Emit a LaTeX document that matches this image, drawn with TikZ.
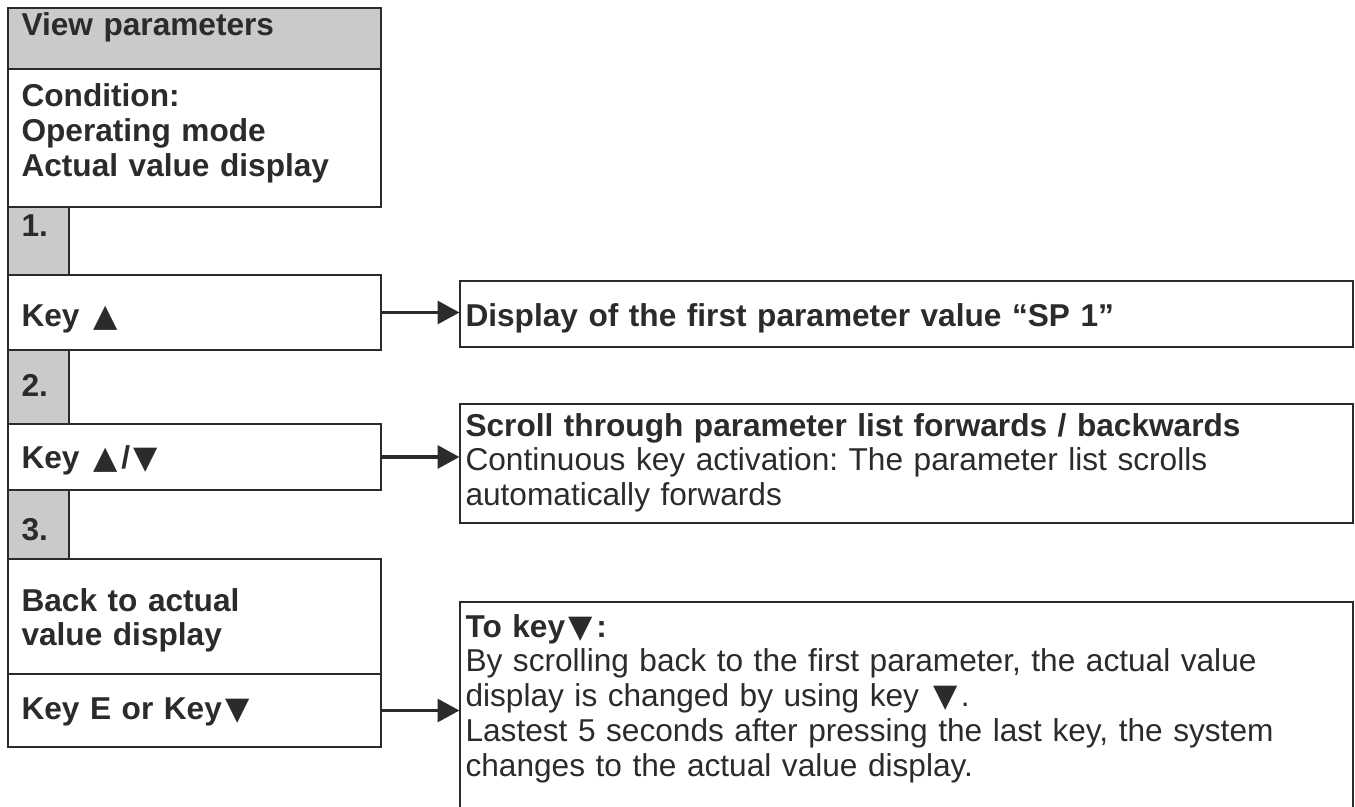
\documentclass[tikz,border=0pt]{standalone}
\usepackage{fontspec}
\setmainfont{Liberation Sans}
\newfontfamily\trifont{DejaVu Sans}
\newcommand{\keyup}{\kern2pt{\trifont ▲}\kern2pt}
\newcommand{\keydown}{\kern2pt{\trifont ▼}\kern2pt}
\usetikzlibrary{arrows.meta,fit}
\definecolor{panelgray}{HTML}{C9CAC9}
\definecolor{inkgray}{HTML}{2B2B2B}
\frenchspacing

\begin{document}
\begin{tikzpicture}[
	x=0.02cm, y=-0.02cm,
	line width=0.6pt,
	font=\fontsize{18}{19.85}\selectfont,
	box/.style={
		draw=inkgray,
		rectangle,
		inner sep=0pt
	},
	graybox/.style={
		box,
		fill=panelgray
	},
	txt/.style={
		text=inkgray,
		anchor=base west,
		inner sep=0pt,
		text width=17cm,
		align=left
	},
	keytxt/.style={
		txt,
		font=\fontsize{18}{19.85}\selectfont\bfseries
	},
	arrow/.style={
		draw=inkgray,
		line width=2.1pt,
		-{Triangle[length=12.5pt,width=13pt]}
	}
]
\useasboundingbox (0,0) rectangle (1355,807);
\clip (0,0) rectangle (1355,807);

% left column
\node[graybox, fit={(8,8) (381,69)}] (vp) {};
\node[box, fit={(8,69) (381,207)}] (cond) {};
\node[graybox, fit={(8,207) (69,275)}] (s1) {};
\node[box, fit={(8,275) (381,350)}] (key1) {};
\node[graybox, fit={(8,350) (69,424)}] (s2) {};
\node[box, fit={(8,424) (381,490)}] (key2) {};
\node[graybox, fit={(8,490) (69,559)}] (s3) {};
\node[box, fit={(8,559) (381,674)}] (back) {};
\node[box, fit={(8,674) (381,747)}] (keye) {};

\node[keytxt] (vp-t) at (21,36) {View parameters};
\node[keytxt] (cond-t) at (21,107) {Condition:\\Operating mode\\Actual value display};
\node[keytxt] (s1-t) at (21,237) {1.};
\node[keytxt] (key1-t) at (21,327) {Key \keyup};
\node[keytxt] (s2-t) at (21,397) {2.};
\node[keytxt] (key2-t) at (21,468) {Key \keyup/\keydown};
\node[keytxt] (s3-t) at (21,540) {3.};
\node[keytxt] (back-t) at (21,611) {Back to actual\\value display};
\node[keytxt] (keye-t) at (21,719) {Key E or Key\keydown};

% right column
\node[box, fit={(460,281) (1353,347)}] (disp) {};
\node[box, fit={(460,404) (1353,523)}] (scroll) {};
\node[box, fit={(460,602) (1353,830)}] (tokey) {};

\node[keytxt] (disp-t) at (465,327) {Display of the first parameter value “SP 1”};
\node[txt] (scroll-t) at (465,436) {\textbf{Scroll through parameter list forwards / backwards}\\
	Continuous key activation: The parameter list scrolls\\automatically forwards};
\node[txt] (tokey-t) at (465,637) {\textbf{To key\keydown:}\\
	By scrolling back to the first parameter, the actual value\\
	display is changed by using key \keydown.\\
	Lastest 5 seconds after pressing the last key, the system\\
	changes to the actual value display.};

% arrows
\draw[arrow] (key1.east) -- (key1.east -| disp.west);
\draw[arrow] (key2.east) -- (key2.east -| scroll.west);
\draw[arrow] (keye.east) -- (keye.east -| tokey.west);

\end{tikzpicture}
\end{document}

◆ ◆ ◆ ◆ ◆

Your objective - Please transcribe the material above exactly as written. Leave the pictures out.

Problem solution -
Emit a LaTeX document that matches this image, drawn with TikZ.
\documentclass[tikz,border=0pt]{standalone}
\usepackage{fontspec}
\setmainfont{Liberation Sans}
\newfontfamily\trifont{DejaVu Sans}
\newcommand{\keyup}{\kern2pt{\trifont ▲}\kern2pt}
\newcommand{\keydown}{\kern2pt{\trifont ▼}\kern2pt}
\usetikzlibrary{arrows.meta,fit}
\definecolor{panelgray}{HTML}{C9CAC9}
\definecolor{inkgray}{HTML}{2B2B2B}
\frenchspacing

\begin{document}
\begin{tikzpicture}[
	x=0.02cm, y=-0.02cm,
	line width=0.6pt,
	font=\fontsize{18}{19.85}\selectfont,
	box/.style={
		draw=inkgray,
		rectangle,
		inner sep=0pt
	},
	graybox/.style={
		box,
		fill=panelgray
	},
	txt/.style={
		text=inkgray,
		anchor=base west,
		inner sep=0pt,
		text width=17cm,
		align=left
	},
	keytxt/.style={
		txt,
		font=\fontsize{18}{19.85}\selectfont\bfseries
	},
	arrow/.style={
		draw=inkgray,
		line width=2.1pt,
		-{Triangle[length=12.5pt,width=13pt]}
	}
]
\useasboundingbox (0,0) rectangle (1355,807);
\clip (0,0) rectangle (1355,807);

% left column
\node[graybox, fit={(8,8) (381,69)}] (vp) {};
\node[box, fit={(8,69) (381,207)}] (cond) {};
\node[graybox, fit={(8,207) (69,275)}] (s1) {};
\node[box, fit={(8,275) (381,350)}] (key1) {};
\node[graybox, fit={(8,350) (69,424)}] (s2) {};
\node[box, fit={(8,424) (381,490)}] (key2) {};
\node[graybox, fit={(8,490) (69,559)}] (s3) {};
\node[box, fit={(8,559) (381,674)}] (back) {};
\node[box, fit={(8,674) (381,747)}] (keye) {};

\node[keytxt] (vp-t) at (21,36) {View parameters};
\node[keytxt] (cond-t) at (21,107) {Condition:\\Operating mode\\Actual value display};
\node[keytxt] (s1-t) at (21,237) {1.};
\node[keytxt] (key1-t) at (21,327) {Key \keyup};
\node[keytxt] (s2-t) at (21,397) {2.};
\node[keytxt] (key2-t) at (21,468) {Key \keyup/\keydown};
\node[keytxt] (s3-t) at (21,540) {3.};
\node[keytxt] (back-t) at (21,611) {Back to actual\\value display};
\node[keytxt] (keye-t) at (21,719) {Key E or Key\keydown};

% right column
\node[box, fit={(460,281) (1353,347)}] (disp) {};
\node[box, fit={(460,404) (1353,523)}] (scroll) {};
\node[box, fit={(460,602) (1353,830)}] (tokey) {};

\node[keytxt] (disp-t) at (465,327) {Display of the first parameter value “SP 1”};
\node[txt] (scroll-t) at (465,436) {\textbf{Scroll through parameter list forwards / backwards}\\
	Continuous key activation: The parameter list scrolls\\automatically forwards};
\node[txt] (tokey-t) at (465,637) {\textbf{To key\keydown:}\\
	By scrolling back to the first parameter, the actual value\\
	display is changed by using key \keydown.\\
	Lastest 5 seconds after pressing the last key, the system\\
	changes to the actual value display.};

% arrows
\draw[arrow] (key1.east) -- (key1.east -| disp.west);
\draw[arrow] (key2.east) -- (key2.east -| scroll.west);
\draw[arrow] (keye.east) -- (keye.east -| tokey.west);

\end{tikzpicture}
\end{document}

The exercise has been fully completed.